HA-VRI rates per 1000 patient days were determined including virus (excluding coronavirus and patients who tested negative but were found by syndromic surveillance) and unit specific rates. Multivariable regression analysis was used to assess determinants for HA-VRI. The HA-VRI rate for the 6 virus groups studied was significantly higher at MCH than at CCMC (1.91 vs 0.80 per 1000 patient-days, respectively, P <.0001). Overall the rate was lowest in the NICU, however units with the lowest HA-VRI rate differed between MCH and CCMC (Heme/Onc ward vs NICU respectively). The rank order of viruses identified was similar between the two hospitals with rhinovirus most commonly identified followed by PIV and RSV. When viral etiology was compared by unit type, the highest rates were in the PICU with rhinovirus followed by adenovirus and Heme/Onc wards with rhinovirus followed by PIV in both hospitals. When adjusted for unit type and HA-VRI they found less than 50% single rooms in a given unit to be statistically associated with a higher rate (1.33 times higher rate (95% CI 1.29-1.37) regardless of unit type, however neither hospital had a NICU with single rooms. The authors speculate that single rooms might not be sufficient to prevent nosocomial acquisition in the absence of meticulous hand hygiene and housekeeping, but since most of these viruses are spread by contact and droplets decreased crowding in single rooms would likely prevent some transmission. Both hospitals had visitor restriction policies due to illness or young age, however both hospitals admitted that their policies were rarely enforced. Staff who were ill were instructed to stay home, but it is not known how well this policy was enforced at either hospital. It is likely that more IP resources would have been required to perform syndromic surveillance at MCH. The authors acknowledged that potential misclassification of some community acquired infections as HAIs might have occurred and systematic HA-VRI surveillance was not performed after discharge so some patients with HA-VRI may not have been identified.

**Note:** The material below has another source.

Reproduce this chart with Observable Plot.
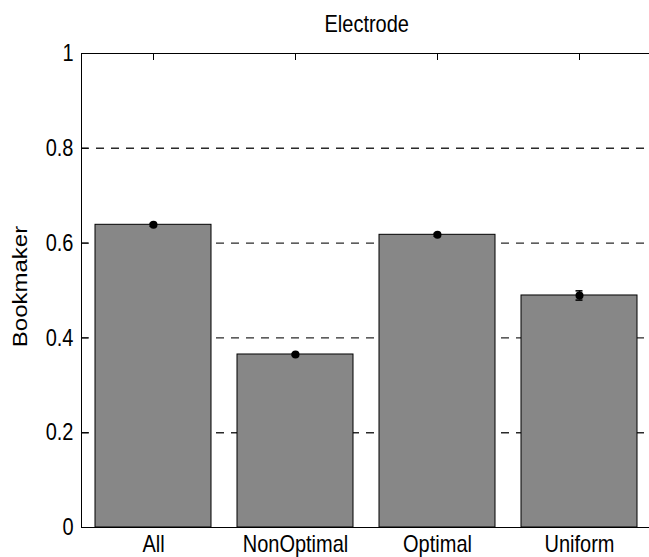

Prevention of HA-VRIs is difficult. Asymptomatic shedding can occur in both healthcare workers (HCW), patients, parents/caregiver and visitors. Ill HCW presenteeism is common and lean staffing results in HCWs coming to work ill because they do not want to burden their colleagues 5,6,7,8. The same lean staffing may affect oversight of ill parents/caregivers and visitors allowing for importation of viruses from the community. The hospital environment quickly becomes contaminated and these viruses are then spread on HCWs hands to patients. Respiratory viruses can persist on dry surfaces from 2 hours-3 months depending on the virus9. There is a need for studies that evaluate best practices for HA-VRI prevention, along with visitor policies that align with family centered care, but which are still safe for other patients and HCWs. We need to ensure healthcare worker non-punitive policies for staying home if ill. In order achieve this we need to have adequate staffing in hospitals so an ill HCW can stay home and daily work can still be completed safely.